Variant mistakes are easy to miss
Two Pokemon cards can share the same name, set, and collector number while still being different variants. Regular, holo, reverse holo, stamped, promo, and special finishes can all change how a card should be tracked. If you catalog the wrong finish, your checklist, duplicate count, and value estimate drift away from reality.
This is why collectors should treat finish as part of card identity, not as a cosmetic note added later.
What a holo card means
A holo card has the reflective foil effect in the artwork or designated holo area, depending on the card era and design. Classic holo rares usually make the art window shine while the rest of the card frame stays mostly normal. Modern cards can use more complex foil treatments, but the basic idea is still that the featured card surface has a reflective effect.
When checking a holo, tilt it under a single light source. Look at where the shine appears, whether the surface has scratches, and whether the finish matches the expected version for that card.
What a reverse holo card means
A reverse holo usually flips the shine pattern: the card background or text area has a reflective treatment while the main artwork is not the standard holo window. The exact design changes by era, but the important point is that reverse holo is its own variant.
For set completion, reverse holo copies often matter separately from regular copies. A binder that has every card number may still be missing many reverse holo versions if you are building a master set.
Regular, holo, and reverse holo should not share one inventory line
If you track all variants as the same card, three problems show up:
- Your quantity count looks higher than your actual set progress
- Your value estimate may use the wrong market
- Your trade list may offer the wrong finish
A good Pokemon card collection tracker separates the card identity from the physical copy. That lets you own one regular, one reverse holo, and one cleaner condition duplicate without flattening them into the same record.
Prices can differ more than collectors expect
Sometimes the reverse holo is cheaper. Sometimes it is harder to find in clean condition. Sometimes the standard holo is the chase. Sometimes neither version matters much unless the card is popular, playable, or part of a set goal.
The safe workflow is to compare prices by exact variant. Do not use a reverse holo sold listing to price a regular copy unless the market clearly treats them similarly. The Pokemon card price checker is most useful after the variant is already confirmed.
Condition issues show differently on foil surfaces
Foil surfaces reveal scratches, print lines, dents, clouding, and sleeve marks more aggressively than non-holo cards. Reverse holos can be especially frustrating because so much of the card surface reflects light. A copy that looks clean straight-on may show obvious wear when tilted.

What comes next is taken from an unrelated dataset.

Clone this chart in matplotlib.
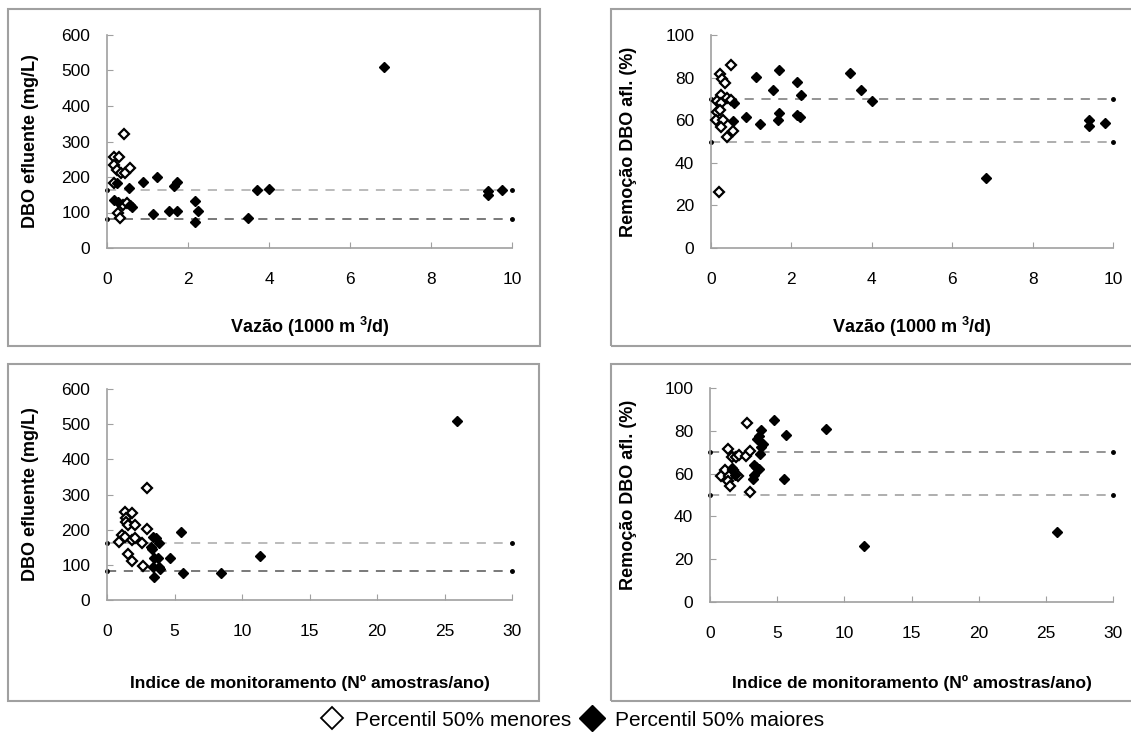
import matplotlib
matplotlib.use("Agg")
import matplotlib.pyplot as plt
from matplotlib.patches import Rectangle

plt.rcParams['font.family'] = ['Liberation Sans', 'DejaVu Sans']
plt.rcParams['mathtext.fontset'] = 'custom'
plt.rcParams['mathtext.rm'] = 'Liberation Sans'
plt.rcParams['mathtext.bf'] = 'Liberation Sans:bold'

# Vazão x DBO efluente
vaz_dbo_men_x = [0.42, 0.17, 0.30, 0.17, 0.25, 0.34, 0.44, 0.57, 0.17, 0.39, 0.27, 0.32, 0.50]
vaz_dbo_men_y = [321, 256, 256, 233, 219, 211, 211, 225, 183, 121, 98, 84, 128]
vaz_dbo_mai_x = [0.25, 0.17, 0.27, 0.57, 0.61, 0.54, 0.88, 1.23, 1.13, 1.52, 1.72, 1.66, 1.72,
                 2.18, 2.24, 2.18, 3.47, 3.71, 4.00, 6.85, 9.40, 9.40, 9.75]
vaz_dbo_mai_y = [183, 135, 129, 121, 115, 169, 186, 200, 96, 105, 105, 176, 186,
                 131, 105, 72, 84, 162, 166, 510, 160, 150, 162]

# Vazão x Remoção DBO
vaz_rem_men_x = [0.49, 0.22, 0.28, 0.36, 0.24, 0.14, 0.24, 0.39, 0.49, 0.14, 0.22, 0.12, 0.31,
                 0.26, 0.54, 0.41, 0.21]
vaz_rem_men_y = [86, 81.5, 79.4, 77.3, 71.9, 68.8, 68, 70.6, 69.5, 64, 64.8, 60, 60,
                 57, 55, 52, 26.5]
vaz_rem_mai_x = [0.57, 0.54, 0.87, 1.12, 1.23, 1.53, 1.70, 1.66, 1.70, 2.14, 2.25, 2.14, 2.21,
                 3.45, 3.72, 4.00, 6.85, 9.40, 9.40, 9.80]
vaz_rem_mai_y = [68, 59.4, 61.7, 80.5, 58.3, 74.2, 83.6, 60.2, 63.3, 78.1, 71.6, 62.5, 61.4,
                 82, 74.2, 69.2, 33, 60, 57.5, 58.5]

# Índice de monitoramento x DBO efluente
ind_dbo_men_x = [2.99, 1.31, 1.85, 1.43, 1.43, 1.56, 2.10, 2.96, 1.11, 1.36, 1.85, 2.10, 0.86,
                 2.59, 1.56, 1.85, 2.67]
ind_dbo_men_y = [318, 251, 247, 232, 223, 214, 212, 202, 185, 180, 171, 176, 164,
                 161, 131, 112, 98]
ind_dbo_mai_x = [3.23, 3.41, 3.65, 3.85, 3.30, 3.48, 3.78, 3.41, 3.85, 3.90, 3.48, 4.69, 5.46,
                 5.60, 8.47, 11.36, 25.9]
ind_dbo_mai_y = [152, 180, 176, 161, 145, 119, 120, 95, 95, 87, 64, 120, 193,
                 78, 78, 126, 510]

# Índice de monitoramento x Remoção DBO
ind_rem_men_x = [2.73, 1.36, 1.61, 1.94, 2.18, 2.65, 2.98, 1.12, 0.82, 1.41, 1.36, 1.49, 2.11,
                 1.74, 2.98]
ind_rem_men_y = [83.6, 71.7, 67.6, 67.8, 68.5, 68.4, 70.4, 61.8, 59, 58.7, 56.4, 54.4, 59,
                 61.8, 51.2]
ind_rem_mai_x = [1.66, 1.86, 4.76, 3.80, 3.67, 3.52, 3.92, 3.77, 3.72, 3.27, 3.42, 3.65, 3.27,
                 3.23, 5.66, 5.51, 8.61, 11.49, 25.8]
ind_rem_mai_y = [62.6, 59.5, 84.9, 80.2, 77.4, 76.3, 74, 72.4, 69.3, 64.2, 63.1, 62.1, 59.5,
                 57.5, 77.9, 57.5, 81, 26, 32.5]

# linhas de referência (percentis)
ref_dbo = [163, 83]
ref_rem = [70, 50]

W, H = 1131, 740
fig = plt.figure(figsize=(W / 100, H / 100), dpi=100)

# molduras cinzas de cada gráfico (estilo Excel)
for (x0, y0, x1, y1) in [(8, 9, 540, 346), (611, 9, 1140, 346),
                         (8, 364, 539, 701), (611, 364, 1140, 701)]:
    fig.add_artist(Rectangle((x0 / W, 1 - y1 / H), (x1 - x0) / W, (y1 - y0) / H,
                             transform=fig.transFigure, fill=False,
                             edgecolor='#a0a0a0', linewidth=1.5))


def painel(rect, mx, my, fx, fy, refs, xmax, xstep, ymax, ystep, xlabel, ylabel,
           ref_cores, xlab_y, ylab_x, xlab_size):
    ax = fig.add_axes(rect)
    for r, c in zip(refs, ref_cores):
        ax.plot([0, xmax], [r, r], linestyle=(0, (6, 5)), color=c, linewidth=1.1,
                marker='o', markersize=2.5, markerfacecolor='black', markeredgecolor='black',
                clip_on=False, zorder=1)
    ax.plot(mx, my, linestyle='none', marker='D', markersize=5, markerfacecolor='white',
            markeredgecolor='black', markeredgewidth=1.6, clip_on=False, zorder=3)
    ax.plot(fx, fy, linestyle='none', marker='D', markersize=5.6, markerfacecolor='black',
            markeredgecolor='black', clip_on=False, zorder=4)
    ax.set_xlim(0, xmax)
    ax.set_ylim(0, ymax)
    ax.set_xticks(range(0, xmax + 1, xstep))
    ax.set_yticks(range(0, ymax + 1, ystep))
    for s in ['top', 'right']:
        ax.spines[s].set_visible(False)
    for s in ['left', 'bottom']:
        ax.spines[s].set_color('#a0a0a0')
        ax.spines[s].set_linewidth(1.2)
    ax.tick_params(axis='y', direction='in', length=4, color='#a0a0a0', labelsize=12.5, pad=12)
    ax.tick_params(axis='x', direction='in', length=4, color='#a0a0a0', labelsize=12.5, pad=17)
    ax.set_xlabel(xlabel, fontsize=xlab_size, fontweight='bold', va='center')
    ax.set_ylabel(ylabel, fontsize=13, fontweight='bold', va='center')
    ax.xaxis.set_label_coords(0.5, xlab_y)
    ax.yaxis.set_label_coords(ylab_x, 0.5)
    return ax


lbl_vaz = r'Vazão (1000 m $^{\mathbf{3}}$/d)'
lbl_ind = 'Indice de monitoramento (Nº amostras/ano)'
lbl_dbo = 'DBO efluente (mg/L)'
lbl_rem = 'Remoção DBO afl. (%)'

painel([107 / W, 1 - 248 / H, 405 / W, 213 / H], vaz_dbo_men_x, vaz_dbo_men_y,
       vaz_dbo_mai_x, vaz_dbo_mai_y, ref_dbo, 10, 2, 600, 100, lbl_vaz, lbl_dbo,
       ['#a8a8a8', '#555555'], -0.37, -0.19, 13)
painel([711 / W, 1 - 248 / H, 402 / W, 213 / H], vaz_rem_men_x, vaz_rem_men_y,
       vaz_rem_mai_x, vaz_rem_mai_y, ref_rem, 10, 2, 100, 20, lbl_vaz, lbl_rem,
       ['#777777', '#999999'], -0.37, -0.206, 13)
painel([107 / W, 1 - 600 / H, 405 / W, 211 / H], ind_dbo_men_x, ind_dbo_men_y,
       ind_dbo_mai_x, ind_dbo_mai_y, ref_dbo, 30, 5, 600, 100, lbl_ind, lbl_dbo,
       ['#a8a8a8', '#555555'], -0.393, -0.19, 12.5)
painel([710 / W, 1 - 602 / H, 403 / W, 214 / H], ind_rem_men_x, ind_rem_men_y,
       ind_rem_mai_x, ind_rem_mai_y, ref_rem, 30, 5, 100, 20, lbl_ind, lbl_rem,
       ['#777777', '#999999'], -0.378, -0.203, 12.5)

# legenda comum
h1, = plt.plot([], [], linestyle='none', marker='D', markersize=11.5, markerfacecolor='white',
               markeredgecolor='black', markeredgewidth=1.3)
h2, = plt.plot([], [], linestyle='none', marker='D', markersize=13, markerfacecolor='black',
               markeredgecolor='black')
fig.legend([h1, h2], ['Percentil 50% menores', 'Percentil 50% maiores'],
           loc='center', bbox_to_anchor=(572 / W, 1 - 720 / H), ncol=2, frameon=False,
           fontsize=15, handlelength=1.2, handletextpad=0.5, columnspacing=0.4)

fig.savefig('out.png', dpi=100)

Use angled light, then record condition notes before the card goes into a binder. The surface damage guide and condition notes guide cover this in more detail.
Master sets need a clear variant rule
Before chasing every reverse holo, decide what "complete" means for your collection. Some collectors want one of every numbered card. Others want regular plus reverse holo. Others include promos, stamped releases, variants, and sealed product.
Write the rule down. Otherwise, every new set becomes a moving target. PokeSnap's master set guide is the natural next step if variant tracking is becoming the hardest part.
Scanner workflows still need human confirmation
A scanner can identify the likely card quickly, but finish confirmation can still need a quick review under real light. Glare, sleeves, and camera angle can make foil patterns harder to judge. If a scan returns the right card but the wrong finish, correct the variant before saving it.
For repeated sessions, use the Pokemon card scan checklist so variant confirmation becomes part of the normal flow instead of an afterthought.
The simple rule
Holo and reverse holo Pokemon cards are separate variants that can change checklist progress, pricing, trade value, and condition review. Track the finish as part of the card identity, compare prices against the same variant, and define your master set rules before the binder gets confusing.